World Insurance Report

Key trends in the UK life insurance market

The last year has been a difficult one for life insurers in the United Kingdom and Europe, for although they had limited exposure to US subprime mortgagees, the secondary effects have been severe. The economic crisis brings declining demand for life insurance products along with an increasing lapse rate as personal disposable income comes under pressure. Underwriting profits are put under further pressure with poor performing stock markets. New products such as variable annuities remain under pressure because of the decline in assets under management and the increased costs in hedging.

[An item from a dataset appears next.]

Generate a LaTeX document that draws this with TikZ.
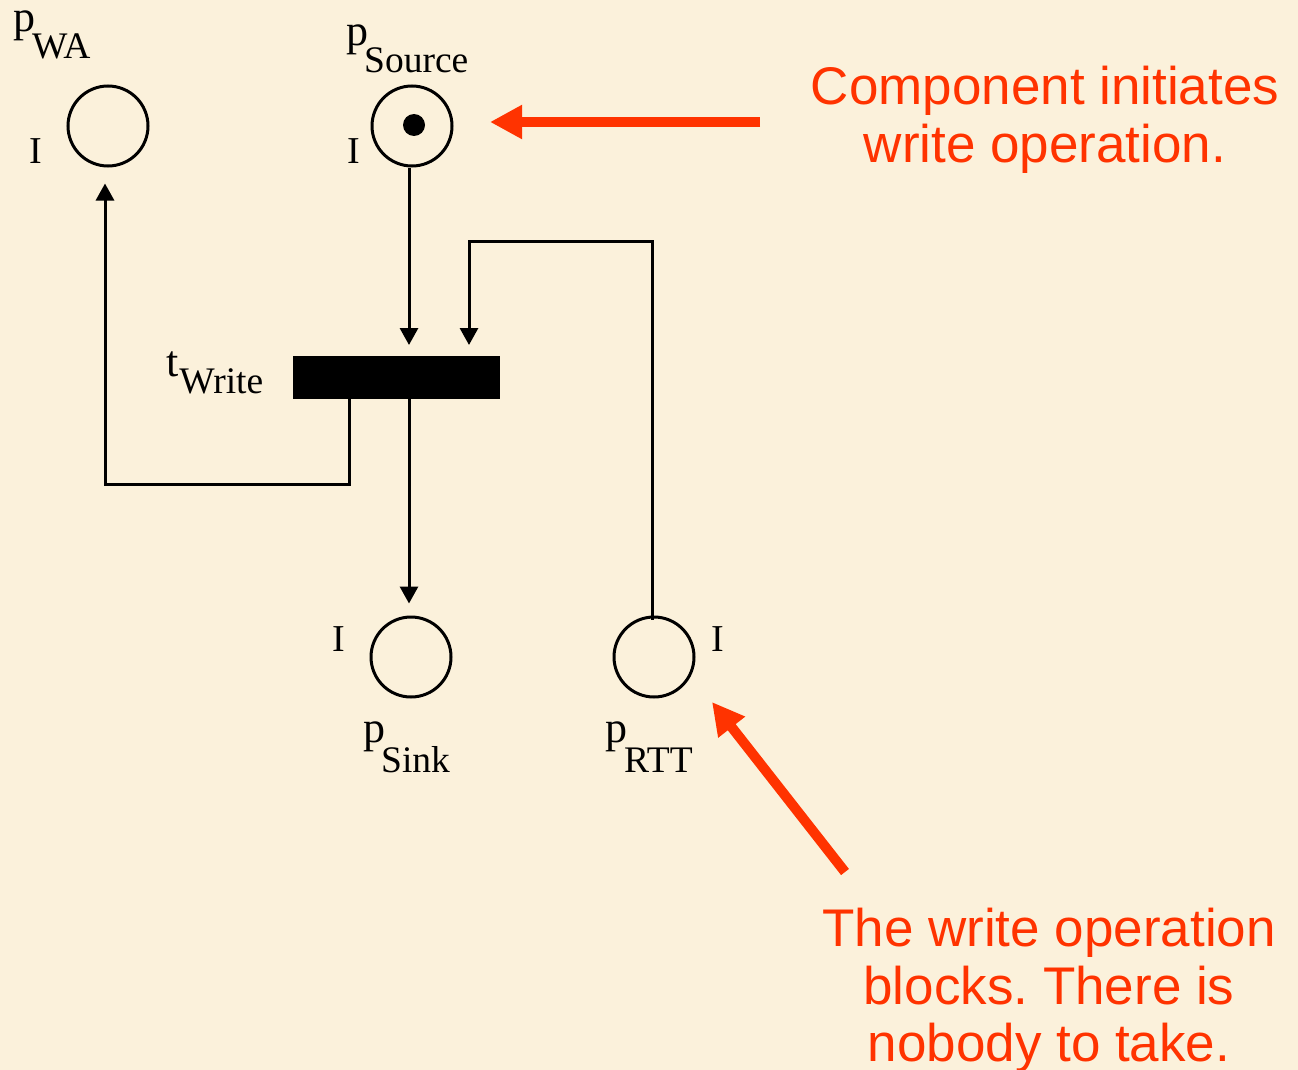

Declining asset value along with decreased interest rates have also increased the costs of providing guarantees for “with-profit” business. Here, Catherine Stagg-Macey, a senior analyst in insurance practice of IT research and advisory firm, Celent (a division of the Oliver Wyman Group) considers the drivers in the UK life insurance market that will impact the nature of the market in the future. These include the changing demographics (including the growing ageing population bulge which is likely to force insurers to look at new products and services for this underserved group), the changes that will be brought about by the Financial Services Authority’s Retail Distribution Review including the introduction of professional standards for advisors, commission and fees, and a guided advice process. There is no doubt that the traditional role of the insurer is being challenged and indeed, many insurers are moving into the role of distributor. In this regard, Ms Stagg-Macey comments on the growing importance of the direct channel as a result of the increased willingness of consumes, supported by changes to regulation, to buy online.

Like many other Western countries, the United Kingdom has an ageing population and forecasts project that in 30 years time, the 50+ age segment will be the only growing segment, potentially exceeding 40% of the total population. This ageing bulge of the demographic means that there will be a shift in attention from preretirement accumulation for individuals to postretirement decumulation.